When would you deliberately choose a non-generational collector?

When the generational assumptions don't pay off or the complexity isn't worth it. Go made this call: it relies on escape analysis and stack allocation to absorb the short-lived allocations a nursery would catch, so a young generation buys less; staying non-generational keeps the collector simpler, avoids generational write-barrier/remembered-set machinery, and keeps it non-moving (good for cgo). You'd also consider it for workloads whose allocations don't follow the weak generational hypothesis — e.g., objects with a roughly uniform or bimodal-but-long lifetime — where a nursery just adds promotion churn without reducing work. The trade is potentially lower throughput than a tuned generational compactor and no defragmentation.

Question 21¶

Insertion barrier (incremental-update) vs deletion barrier (SATB) — which would you pick for a concurrent collector and why?

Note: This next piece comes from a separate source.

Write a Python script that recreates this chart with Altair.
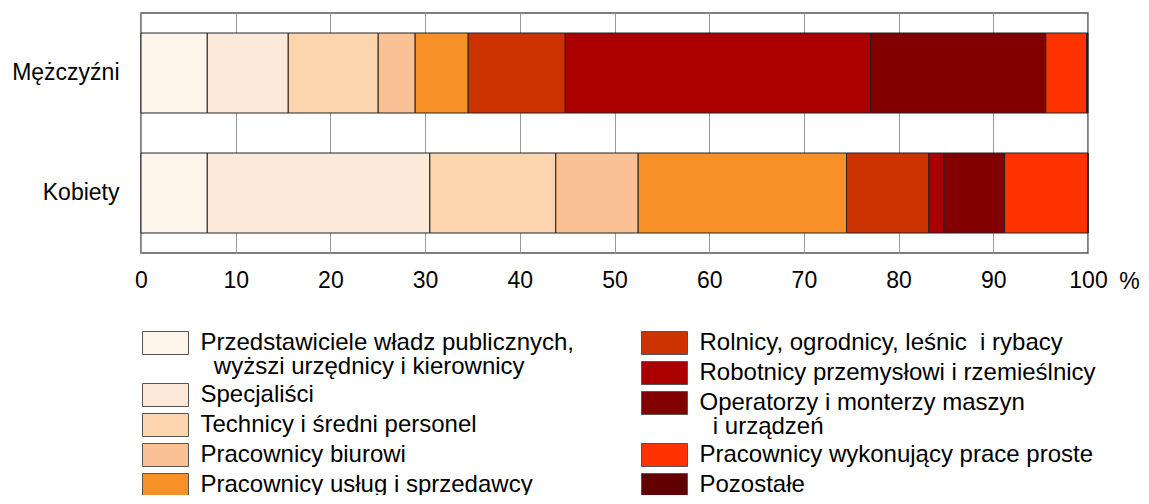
import altair as alt
import pandas as pd

groups = ["Mężczyźni", "Kobiety"]
categories = [
    "Przedstawiciele władz publicznych,\n\u200b\u00a0\u00a0wyższi urzędnicy i kierownicy",
    "Specjaliści",
    "Technicy i średni personel",
    "Pracownicy biurowi",
    "Pracownicy usług i sprzedawcy",
    "Rolnicy, ogrodnicy, leśnic\u00a0 i rybacy",
    "Robotnicy przemysłowi i rzemieślnicy",
    "Operatorzy i monterzy maszyn\n\u200b\u00a0\u00a0i urządzeń",
    "Pracownicy wykonujący prace proste",
    "Pozostałe",
]
colors = ["#FDF4EA", "#FCE9DA", "#FCD4AE", "#F9C194", "#F79027",
          "#CC3300", "#AA0000", "#820000", "#FF3300", "#600000"]
men = [7.0, 8.55, 9.5, 3.9, 5.6, 10.25, 32.25, 18.5, 4.3, 0.15]
women = [7.0, 23.5, 13.3, 8.7, 22.0, 8.7, 1.6, 6.4, 8.8, 0.0]
x_ticks = list(range(0, 101, 10))

rows = []
for g, vals in zip(groups, [men, women]):
    for i, (c, v) in enumerate(zip(categories, vals)):
        rows.append({"group": g, "category": c, "order": i, "value": v})
df = pd.DataFrame(rows)

FONT = "Liberation Sans"
FS = 23
LFS = 24

base = alt.Chart(df).transform_stack(
    stack="value", groupby=["group"], as_=["x0", "x1"],
    sort=[alt.SortField("order", order="ascending")],
)

x_enc = alt.X(
    "x0:Q",
    scale=alt.Scale(domain=[0, 100], nice=False),
    axis=alt.Axis(
        values=x_ticks, title="%", titleX=988, titleY=28, titleAlign="center",
        titleBaseline="middle", titleFontSize=FS, titleFontWeight="normal",
        titleFont=FONT, titleColor="black", titleAngle=0,
        labelFontSize=FS, labelFont=FONT, labelColor="black", labelPadding=16,
        labelFlush=False,
        ticks=False, domain=False, grid=True, gridColor="#999999", gridWidth=1,
    ),
)
y_enc = alt.Y(
    "group:N", sort=groups,
    scale=alt.Scale(paddingInner=1 / 3, paddingOuter=1 / 6),
    axis=alt.Axis(title=None, labelFontSize=FS, labelFont=FONT, labelColor="black",
                  labelPadding=22, ticks=False, domain=False, grid=False),
)

rect_path = "M-2,-1L2,-1L2,1L-2,1Z"
def legend(lx, ly):
    return alt.Legend(
        title=None, orient="none", legendX=lx, legendY=ly, padding=0,
        symbolType=rect_path, symbolSize=529, symbolOffset=11.5,
        symbolStrokeColor="#555555", symbolStrokeWidth=1, symbolOpacity=1,
        labelFontSize=LFS, labelFont=FONT, labelColor="black",
        labelOffset=23, labelLimit=0, rowPadding=2,
        labelExpr="split(datum.label, '\\n')",
    )

layer_a = base.transform_filter("datum.order < 5").mark_bar(
    stroke="#222222", strokeWidth=1
).encode(
    x=x_enc, x2="x1:Q", y=y_enc,
    color=alt.Color("category:N", scale=alt.Scale(domain=categories[:5], range=colors[:5]),
                    legend=legend(1, 318)),
)
layer_b = base.transform_filter("datum.order >= 5").mark_bar(
    stroke="#222222", strokeWidth=1
).encode(
    x=x_enc, x2="x1:Q", y=y_enc,
    fill=alt.Fill("category:N", scale=alt.Scale(domain=categories[5:], range=colors[5:]),
                  legend=legend(500, 318)),
)

chart = alt.layer(layer_a, layer_b).properties(
    width=947, height=240,
    autosize=alt.AutoSizeParams(type="none"),
    padding={"left": 133, "top": 5, "right": 53, "bottom": 242},
).configure(
    background="white",
    style={"guide-label": {"lineHeight": 24}},
    view=alt.ViewConfig(stroke="#555555", strokeWidth=1.5),
)

chart.save("out.html", embed_options={"renderer": "svg", "actions": False})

Both preserve a tri-color invariant during concurrent marking but conserve different things. SATB/deletion shades the overwritten (old) target grey, preserving a logical snapshot of the graph at GC start: easy, provable marking termination and no need to re-scan stacks, at the cost of more floating garbage (objects live at snapshot survive the cycle even if dropped). Incremental-update/insertion shades the new target grey on writes into black objects: tracks newly-reachable objects precisely, so less floating garbage, but termination is trickier because the live set can grow during the cycle. I'd pick SATB (like G1/Shenandoah) when predictable termination and stack handling matter most and a little extra transient memory is acceptable; Go uses a hybrid to get the best of both while avoiding stack re-scans.